From Maryland State Police:
A Maryland state trooper working traffic control in a Harford County highway construction zone was injured yesterday by a driver who drove into the marked off area and allegedly did not see the patrol car with its emergency lights activated.
The trooper is identified as First Sergeant Robert Cummings, who is assigned to the Police Communications Support Division. He has been a member of the Maryland State Police for fourteen years. First Sergeant Cumming was transported by Maryland State Police medevac to R Adams Cowley Shock Trauma Center for treatment. A personal injury attorney was contacted to help in the investigation.

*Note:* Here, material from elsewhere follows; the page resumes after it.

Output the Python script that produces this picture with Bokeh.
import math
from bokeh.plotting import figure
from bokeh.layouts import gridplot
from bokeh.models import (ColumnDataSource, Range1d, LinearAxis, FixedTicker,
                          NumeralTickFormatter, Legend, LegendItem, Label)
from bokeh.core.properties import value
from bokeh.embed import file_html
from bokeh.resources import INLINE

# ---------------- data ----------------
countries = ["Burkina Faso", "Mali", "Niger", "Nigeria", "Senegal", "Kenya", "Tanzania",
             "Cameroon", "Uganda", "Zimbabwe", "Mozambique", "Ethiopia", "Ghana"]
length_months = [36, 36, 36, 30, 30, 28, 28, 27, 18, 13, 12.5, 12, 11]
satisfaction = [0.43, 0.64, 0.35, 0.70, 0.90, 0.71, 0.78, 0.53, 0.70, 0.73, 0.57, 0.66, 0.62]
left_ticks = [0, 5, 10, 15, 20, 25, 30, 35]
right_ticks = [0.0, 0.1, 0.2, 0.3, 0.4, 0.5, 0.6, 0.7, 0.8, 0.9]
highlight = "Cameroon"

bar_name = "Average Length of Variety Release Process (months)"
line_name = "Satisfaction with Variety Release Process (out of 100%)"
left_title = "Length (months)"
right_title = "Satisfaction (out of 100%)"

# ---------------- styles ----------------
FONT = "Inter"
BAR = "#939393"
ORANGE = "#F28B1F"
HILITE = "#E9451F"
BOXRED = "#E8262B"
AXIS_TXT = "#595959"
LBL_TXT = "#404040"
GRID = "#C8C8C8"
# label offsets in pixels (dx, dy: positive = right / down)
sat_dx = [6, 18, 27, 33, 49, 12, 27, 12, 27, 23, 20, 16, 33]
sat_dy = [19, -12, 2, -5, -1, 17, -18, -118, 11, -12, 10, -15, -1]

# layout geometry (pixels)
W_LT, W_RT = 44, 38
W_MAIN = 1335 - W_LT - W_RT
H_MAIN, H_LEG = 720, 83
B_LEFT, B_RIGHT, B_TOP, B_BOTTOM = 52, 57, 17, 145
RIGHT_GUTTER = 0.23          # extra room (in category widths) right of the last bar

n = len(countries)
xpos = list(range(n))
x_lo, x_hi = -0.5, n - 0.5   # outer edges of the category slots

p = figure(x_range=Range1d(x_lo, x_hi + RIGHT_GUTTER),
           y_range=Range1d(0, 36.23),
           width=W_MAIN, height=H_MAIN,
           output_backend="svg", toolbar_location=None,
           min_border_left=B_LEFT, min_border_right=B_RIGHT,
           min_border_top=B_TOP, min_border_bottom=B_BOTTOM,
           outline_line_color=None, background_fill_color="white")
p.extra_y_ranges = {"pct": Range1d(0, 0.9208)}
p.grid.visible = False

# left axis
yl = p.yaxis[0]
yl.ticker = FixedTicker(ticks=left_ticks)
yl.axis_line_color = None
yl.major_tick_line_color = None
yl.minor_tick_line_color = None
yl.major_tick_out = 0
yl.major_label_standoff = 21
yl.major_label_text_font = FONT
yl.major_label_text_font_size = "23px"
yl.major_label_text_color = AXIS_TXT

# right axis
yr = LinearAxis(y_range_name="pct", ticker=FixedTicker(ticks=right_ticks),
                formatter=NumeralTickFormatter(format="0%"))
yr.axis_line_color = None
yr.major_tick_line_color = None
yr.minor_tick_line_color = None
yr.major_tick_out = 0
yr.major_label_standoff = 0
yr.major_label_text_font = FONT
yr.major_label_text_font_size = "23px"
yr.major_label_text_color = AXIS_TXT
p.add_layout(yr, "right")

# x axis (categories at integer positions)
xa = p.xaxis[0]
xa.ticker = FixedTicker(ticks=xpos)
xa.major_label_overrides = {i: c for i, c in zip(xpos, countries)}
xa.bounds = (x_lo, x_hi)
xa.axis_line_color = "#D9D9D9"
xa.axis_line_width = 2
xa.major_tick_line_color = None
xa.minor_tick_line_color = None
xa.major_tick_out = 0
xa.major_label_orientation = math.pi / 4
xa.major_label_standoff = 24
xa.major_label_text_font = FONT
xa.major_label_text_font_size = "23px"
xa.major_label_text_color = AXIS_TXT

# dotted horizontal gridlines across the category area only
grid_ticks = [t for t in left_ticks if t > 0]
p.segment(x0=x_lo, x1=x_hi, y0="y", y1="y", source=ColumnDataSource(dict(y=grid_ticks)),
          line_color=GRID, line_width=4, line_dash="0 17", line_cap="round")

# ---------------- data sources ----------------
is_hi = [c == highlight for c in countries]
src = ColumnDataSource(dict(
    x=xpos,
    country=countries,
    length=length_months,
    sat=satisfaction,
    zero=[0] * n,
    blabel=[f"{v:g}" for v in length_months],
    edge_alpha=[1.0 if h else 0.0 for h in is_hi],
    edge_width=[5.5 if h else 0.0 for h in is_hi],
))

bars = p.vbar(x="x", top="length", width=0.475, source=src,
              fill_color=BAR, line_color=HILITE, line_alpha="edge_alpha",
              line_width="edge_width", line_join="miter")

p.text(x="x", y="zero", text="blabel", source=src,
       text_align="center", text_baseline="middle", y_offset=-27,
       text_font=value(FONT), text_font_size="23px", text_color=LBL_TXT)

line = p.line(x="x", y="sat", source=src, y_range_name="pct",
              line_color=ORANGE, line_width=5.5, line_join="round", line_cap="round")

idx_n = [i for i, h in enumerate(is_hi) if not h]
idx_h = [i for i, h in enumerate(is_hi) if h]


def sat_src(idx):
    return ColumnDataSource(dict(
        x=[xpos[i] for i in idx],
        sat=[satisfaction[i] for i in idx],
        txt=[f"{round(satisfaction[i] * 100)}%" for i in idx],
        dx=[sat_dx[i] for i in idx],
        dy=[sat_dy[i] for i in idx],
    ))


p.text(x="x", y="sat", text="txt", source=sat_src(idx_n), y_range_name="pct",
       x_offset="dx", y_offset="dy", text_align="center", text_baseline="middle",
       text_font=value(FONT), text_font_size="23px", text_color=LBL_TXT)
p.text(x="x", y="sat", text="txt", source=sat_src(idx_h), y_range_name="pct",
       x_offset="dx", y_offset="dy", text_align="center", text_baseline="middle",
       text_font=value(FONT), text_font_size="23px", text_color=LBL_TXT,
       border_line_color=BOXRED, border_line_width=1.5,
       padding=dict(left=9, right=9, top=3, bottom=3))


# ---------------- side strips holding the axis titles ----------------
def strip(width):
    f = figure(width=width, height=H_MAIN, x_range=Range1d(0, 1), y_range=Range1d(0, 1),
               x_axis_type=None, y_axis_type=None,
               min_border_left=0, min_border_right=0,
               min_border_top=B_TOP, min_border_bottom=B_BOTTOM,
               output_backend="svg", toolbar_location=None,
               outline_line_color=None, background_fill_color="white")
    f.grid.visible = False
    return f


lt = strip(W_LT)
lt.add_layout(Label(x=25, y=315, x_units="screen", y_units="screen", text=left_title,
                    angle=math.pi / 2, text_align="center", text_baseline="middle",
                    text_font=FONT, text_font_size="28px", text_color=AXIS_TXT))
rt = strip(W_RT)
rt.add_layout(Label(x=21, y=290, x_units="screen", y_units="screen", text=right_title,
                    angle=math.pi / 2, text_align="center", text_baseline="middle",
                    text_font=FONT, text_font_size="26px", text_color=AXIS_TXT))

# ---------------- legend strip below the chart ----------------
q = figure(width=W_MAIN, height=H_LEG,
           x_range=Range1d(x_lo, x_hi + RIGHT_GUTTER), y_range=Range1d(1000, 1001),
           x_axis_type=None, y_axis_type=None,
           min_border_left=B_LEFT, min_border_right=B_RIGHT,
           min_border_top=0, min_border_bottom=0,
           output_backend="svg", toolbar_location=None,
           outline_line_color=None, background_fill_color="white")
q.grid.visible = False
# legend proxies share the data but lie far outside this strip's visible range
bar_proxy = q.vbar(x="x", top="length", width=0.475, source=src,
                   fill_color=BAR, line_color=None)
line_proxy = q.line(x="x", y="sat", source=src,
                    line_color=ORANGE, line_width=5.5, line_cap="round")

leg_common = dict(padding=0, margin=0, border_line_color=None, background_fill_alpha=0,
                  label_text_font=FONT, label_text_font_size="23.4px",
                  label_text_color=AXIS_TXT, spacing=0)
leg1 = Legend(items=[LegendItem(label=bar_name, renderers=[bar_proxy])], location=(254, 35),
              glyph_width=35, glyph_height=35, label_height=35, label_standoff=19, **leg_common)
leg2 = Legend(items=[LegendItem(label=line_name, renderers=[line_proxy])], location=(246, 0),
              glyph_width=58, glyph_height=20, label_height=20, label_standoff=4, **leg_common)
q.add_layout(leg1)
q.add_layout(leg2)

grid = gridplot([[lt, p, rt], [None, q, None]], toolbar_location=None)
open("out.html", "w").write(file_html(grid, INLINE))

The driver of a 2009 Toyota Avalon is identified as Christofe Taylor, 28, of Logan Township, New Jersey. He did not report any injuries. Taylor was charged with CDS possession not marijuana, marijuana over 10 grams, driving through a safety zone, failure to control vehicle speed on highway to avoid collision, failure to obey traffic control device, negligent driving, driving on suspended out of state, possessing suspended license and displaying suspended license.
Just before 10:00 p.m. yesterday, First Sergeant Cummings was working traffic direction in a marked construction zone on northbound Interstate 95 at mile maker 84. He was assisting with a lane closure for road repairs and was inside his unmarked 2009 Ford patrol car with his emergency lights activated. For reasons unknown at this time, the preliminary investigation indicates Logan drove into the construction zone and struck the rear portion of the patrol car. Further investigation revealed a plastic bag containing suspected marijuana and suspected ecstasy on Taylor’s person.

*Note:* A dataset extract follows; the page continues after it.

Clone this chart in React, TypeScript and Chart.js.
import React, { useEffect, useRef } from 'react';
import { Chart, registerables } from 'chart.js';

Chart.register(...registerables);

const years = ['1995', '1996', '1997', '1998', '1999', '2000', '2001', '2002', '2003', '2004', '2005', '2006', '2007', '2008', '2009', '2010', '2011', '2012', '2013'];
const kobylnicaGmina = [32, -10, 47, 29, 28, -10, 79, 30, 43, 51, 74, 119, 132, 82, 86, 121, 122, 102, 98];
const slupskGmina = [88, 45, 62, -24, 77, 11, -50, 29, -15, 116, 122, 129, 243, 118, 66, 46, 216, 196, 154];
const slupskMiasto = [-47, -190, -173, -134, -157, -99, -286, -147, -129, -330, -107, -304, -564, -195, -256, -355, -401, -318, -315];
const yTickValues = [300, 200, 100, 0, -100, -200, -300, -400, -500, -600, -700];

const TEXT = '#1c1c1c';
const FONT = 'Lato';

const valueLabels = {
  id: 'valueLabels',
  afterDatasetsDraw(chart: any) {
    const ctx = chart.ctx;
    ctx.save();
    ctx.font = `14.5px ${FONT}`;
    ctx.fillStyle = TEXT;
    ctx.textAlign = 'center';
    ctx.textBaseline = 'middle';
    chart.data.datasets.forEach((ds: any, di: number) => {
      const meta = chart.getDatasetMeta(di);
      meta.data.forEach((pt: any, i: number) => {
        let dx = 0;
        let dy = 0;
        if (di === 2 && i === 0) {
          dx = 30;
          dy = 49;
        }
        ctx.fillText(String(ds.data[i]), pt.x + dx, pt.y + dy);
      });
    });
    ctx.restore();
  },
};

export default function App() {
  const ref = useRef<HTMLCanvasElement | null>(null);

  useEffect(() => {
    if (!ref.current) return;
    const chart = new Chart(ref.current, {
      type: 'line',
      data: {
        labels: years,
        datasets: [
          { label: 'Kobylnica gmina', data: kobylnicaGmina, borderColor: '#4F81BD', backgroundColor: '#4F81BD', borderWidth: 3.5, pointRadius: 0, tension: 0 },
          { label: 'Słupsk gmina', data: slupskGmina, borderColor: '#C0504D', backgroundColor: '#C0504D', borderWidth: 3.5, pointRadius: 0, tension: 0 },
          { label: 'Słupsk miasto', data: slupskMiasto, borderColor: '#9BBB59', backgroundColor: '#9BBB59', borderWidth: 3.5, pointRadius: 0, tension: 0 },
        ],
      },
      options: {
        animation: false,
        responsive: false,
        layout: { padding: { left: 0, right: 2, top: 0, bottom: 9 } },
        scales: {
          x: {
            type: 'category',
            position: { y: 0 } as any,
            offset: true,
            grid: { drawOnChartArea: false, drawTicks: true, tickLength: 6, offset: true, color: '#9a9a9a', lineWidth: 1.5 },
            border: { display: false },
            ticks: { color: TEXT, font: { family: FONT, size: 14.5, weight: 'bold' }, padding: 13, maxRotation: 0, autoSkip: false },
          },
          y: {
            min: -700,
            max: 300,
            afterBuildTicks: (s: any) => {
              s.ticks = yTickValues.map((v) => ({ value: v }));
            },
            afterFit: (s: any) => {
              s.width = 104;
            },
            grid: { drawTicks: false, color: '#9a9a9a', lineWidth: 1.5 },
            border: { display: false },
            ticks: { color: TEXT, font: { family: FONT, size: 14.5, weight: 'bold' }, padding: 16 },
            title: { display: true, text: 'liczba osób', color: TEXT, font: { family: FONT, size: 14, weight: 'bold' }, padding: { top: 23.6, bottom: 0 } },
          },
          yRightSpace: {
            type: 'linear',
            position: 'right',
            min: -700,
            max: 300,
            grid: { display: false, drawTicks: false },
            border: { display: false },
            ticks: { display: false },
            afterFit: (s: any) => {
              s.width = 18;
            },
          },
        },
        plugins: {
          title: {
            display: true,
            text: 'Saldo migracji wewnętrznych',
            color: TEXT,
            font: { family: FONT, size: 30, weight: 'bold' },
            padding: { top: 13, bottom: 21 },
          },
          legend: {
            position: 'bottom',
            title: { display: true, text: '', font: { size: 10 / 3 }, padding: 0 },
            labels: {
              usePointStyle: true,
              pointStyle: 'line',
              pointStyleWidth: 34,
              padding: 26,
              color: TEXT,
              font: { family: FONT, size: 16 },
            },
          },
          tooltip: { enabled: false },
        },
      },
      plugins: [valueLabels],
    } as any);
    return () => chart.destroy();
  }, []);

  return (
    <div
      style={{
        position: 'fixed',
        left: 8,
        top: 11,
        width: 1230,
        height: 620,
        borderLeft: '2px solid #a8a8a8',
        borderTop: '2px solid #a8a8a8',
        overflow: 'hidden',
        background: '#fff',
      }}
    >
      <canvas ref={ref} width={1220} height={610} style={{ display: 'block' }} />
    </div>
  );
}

Drivers are reminded of Maryland’s move over law that requires motorists to move to an adjacent lane, if possible, or slow down significantly, as they approach and pass any emergency vehicle or tow service operator on the shoulder of a road. This law is intended to reduce the risk public safety workers face each day along Maryland roads.
Much of the road construction in Maryland is being conducted at night, in order to reduce traffic congestion during the day. All sites are lit by signboards, directional arrows and police officers and are marked by safety cones or barrels. Drivers are reminded to obey speed limits in work zones and to stay focused on the road ahead of them, not what is occurring in the construction site. Their attentiveness will impact their own safety, as well as the safety of construction workers and police officers.